The current plan to close Rikers Island would require the city to cut down the total population of inmates at the facility and then house them in each of the boroughs.

The existing facility that Gonzalez and members of the Committee to Close Rikers Island have in mind for Brooklyn is the House of Detention, located on the corner of Atlantic Avenue and Boerum Place. However, that facility currently houses 815 inmates and would have to be expanded.

This is not the first time the first time the city has attempted to increase the size of the House of Detention. When it reopened in 2008 after being closed for several years, a renovation plan that was proposed by then-Mayor Michael Bloomberg and others would have increased its size to approximately 1,500 beds. Residents, community groups and politicians fought the expansion plan, though, and it was ultimately killed with the help of then- NYC Comptroller Bill Thompson.

At the time, Community Board 2 and other groups opposed the expansion because of concerns about visitors loitering on the streets, complaints about visitors allegedly leaving guns and contraband on nearby residents’ property, and double- and triple-parked cars.

However, in the last 10 years since the House of Detention has reopened, CB2’s District Manager Robert Perris said the jail has been a “good neighbor,” so the board wouldn’t reject an expansion plan outright. However, it has still not decided if it is for or against the proposal.

“Before it reopened, [the House of Detention] made physical changes, they built a new visitor center, so the complaint of people loitering in the street went away,” Perris said. “It’s the community board’s position that they are not a bad neighbor in a downtown setting where the courts are located.”

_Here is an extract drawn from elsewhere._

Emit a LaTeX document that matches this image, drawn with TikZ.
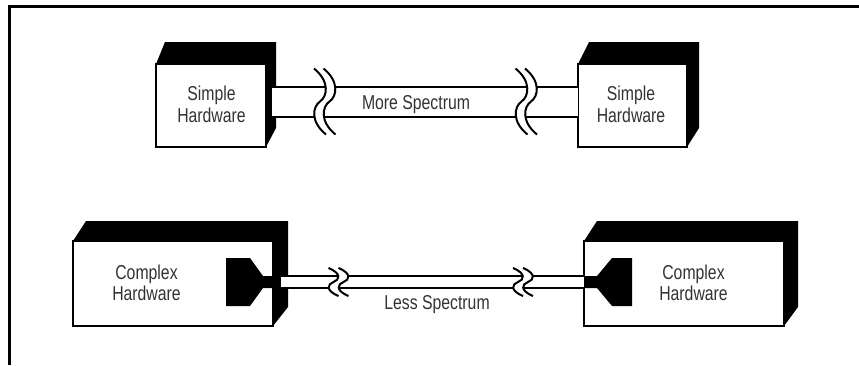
\documentclass[tikz,border=0pt]{standalone}
\usepackage{graphicx}
\usepackage{fontspec}
\setmainfont{Liberation Sans}
\usetikzlibrary{calc}
\tikzset{
  front/.style={draw, line width=2pt, fill=white, inner sep=0pt, outer sep=0pt},
  lbl/.style={inner sep=0pt, outer sep=0pt, text=black!80, align=center,
              font=\fontsize{15.8}{17.3}\selectfont},
  wire/.style={line width=2pt},
  brkline/.style={line width=2pt},
  frameline/.style={line width=3pt},
}
\newcommand\tallt[1]{\scalebox{1}[1.27]{#1}}
\newcommand\tallpair[2]{\scalebox{1}[1.27]{\begin{tabular}{@{}c@{}}#1\\#2\end{tabular}}}
% pair of break marks: #1 x of first curve, #2 y, #3 half height, #4 amplitude, #5 gap
\newcommand\brkpair[5]{%
  \fill[white] ({#1-#4},{#2-#3}) .. controls ({#1+1.7*#4},{#2-0.6*#3}) and ({#1+1.2*#4},{#2-0.15*#3}) .. (#1,#2)
     .. controls ({#1-1.2*#4},{#2+0.15*#3}) and ({#1-1.7*#4},{#2+0.6*#3}) .. ({#1+#4},{#2+#3})
     -- ({#1+#5+#4},{#2+#3}) .. controls ({#1+#5-1.7*#4},{#2+0.6*#3}) and ({#1+#5-1.2*#4},{#2+0.15*#3}) .. ({#1+#5},#2)
     .. controls ({#1+#5+1.2*#4},{#2-0.15*#3}) and ({#1+#5+1.7*#4},{#2-0.6*#3}) .. ({#1+#5-#4},{#2-#3}) -- cycle;
  \foreach \q in {0,#5} {
    \draw[brkline] ({#1+\q-#4},{#2-#3}) .. controls ({#1+\q+1.7*#4},{#2-0.6*#3}) and ({#1+\q+1.2*#4},{#2-0.15*#3}) .. ({#1+\q},#2)
       .. controls ({#1+\q-1.2*#4},{#2+0.15*#3}) and ({#1+\q-1.7*#4},{#2+0.6*#3}) .. ({#1+\q+#4},{#2+#3});
  }%
}
\begin{document}
\begin{tikzpicture}[x=1pt,y=-1pt]
\useasboundingbox (0,0) rectangle (859,365);
\fill[white] (0,0) rectangle (859,365);
% frame
\draw[frameline] (9,365) -- (9,6.5) -- (859,6.5);

% ---------- top: simple hardware ----------
\node[front, minimum width=110pt, minimum height=83pt] (s1) at (211,105.5) {};
\node[front, minimum width=109pt, minimum height=83pt] (s2) at (632.5,105.5) {};
\fill (s1.north west) -- ++(9,-22) -- ($(s1.north east)+(10,-22)$) -- ($(s1.south east)+(10,-19)$)
      -- (s1.south east) -- (s1.north east) -- cycle;
\fill (s2.north west) -- ++(11,-22) -- ($(s2.north east)+(12,-22)$) -- ($(s2.south east)+(12,-19)$)
      -- (s2.south east) -- (s2.north east) -- cycle;
\node[lbl] (s1t) at (211.5,107.1) {\tallpair{Simple}{Hardware}};
\node[lbl] (s2t) at (631,107.1) {\tallpair{Simple}{Hardware}};

% cable (more spectrum)
\fill[white] ($(s1.east)+(6,-19)$) rectangle ($(s2.west)+(0,11)$);
\draw[wire] ($(s1.east)+(6,-19)$) -- ($(s2.west)+(0,-19)$);
\draw[wire] ($(s1.east)+(6,11)$) -- ($(s2.west)+(0,11)$);
\brkpair{320}{101.5}{33}{6}{9.5}
\brkpair{521.5}{101.5}{33}{6}{9.5}
\node[lbl, anchor=base] (t1) at (416,109.3) {\tallt{More Spectrum}};

% ---------- bottom: complex hardware ----------
\node[front, minimum width=200pt, minimum height=85pt] (c1) at (173,283.5) {};
\node[front, minimum width=200pt, minimum height=85pt] (c2) at (684,283.5) {};
\fill (c1.north west) -- ++(13,-20) -- ($(c1.north east)+(15,-20)$) -- ($(c1.south east)+(15,-19)$)
      -- (c1.south east) -- (c1.north east) -- cycle;
\fill (c2.north west) -- ++(13,-20) -- ($(c2.north east)+(14,-20)$) -- ($(c2.south east)+(14,-19)$)
      -- (c2.south east) -- (c2.north east) -- cycle;
% connectors (funnels)
\fill ($(c1.east)+(0,-7.5)$) -- ++(-10,0) -- ++(-13,-18) -- ++(-24,0) -- ++(0,48) -- ++(24,0)
      -- ++(13,-18) -- ++(10,0) -- cycle;
\fill ($(c2.west)+(0,-7.5)$) -- ++(13,0) -- ++(15,-18) -- ++(20,0) -- ++(0,48) -- ++(-20,0)
      -- ++(-15,-18) -- ++(-13,0) -- cycle;
\node[lbl] (c1t) at (146.5,285.6) {\tallpair{Complex}{Hardware}};
\node[lbl] (c2t) at (693.5,285.6) {\tallpair{Complex}{Hardware}};

% cable (less spectrum)
\fill[white] ($(c1.east)+(8,-7.5)$) rectangle ($(c2.west)+(0,4.5)$);
\draw[wire] ($(c1.east)+(8,-7.5)$) -- ($(c2.west)+(0,-7.5)$);
\draw[wire] ($(c1.east)+(8,4.5)$) -- ($(c2.west)+(0,4.5)$);
\brkpair{333.5}{282}{14}{5}{10}
\brkpair{518}{282}{14}{5}{10}
\node[lbl, anchor=base] (t2) at (437,309) {\tallt{Less Spectrum}};
\end{tikzpicture}
\end{document}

The biggest issue that remains is street parking. Although Perris said that double- and triple-parking hasn’t been an issue, there still is a problem with illegal parking-placard abuse by prison guards. This could be exacerbated by expanding the capacity of the jail.

Ultimately, the community board may oppose the plan out of fear of losing parking spots, which could hurt businesses on Atlantic Avenue.

Expanding on Brooklyn’s current facility would require a Uniform Land Use Review Procedure (ULURP). This complicated process requires approval from the community board, the borough president, the City Planning Commission, the City Council and Mayor Bill de Blasio.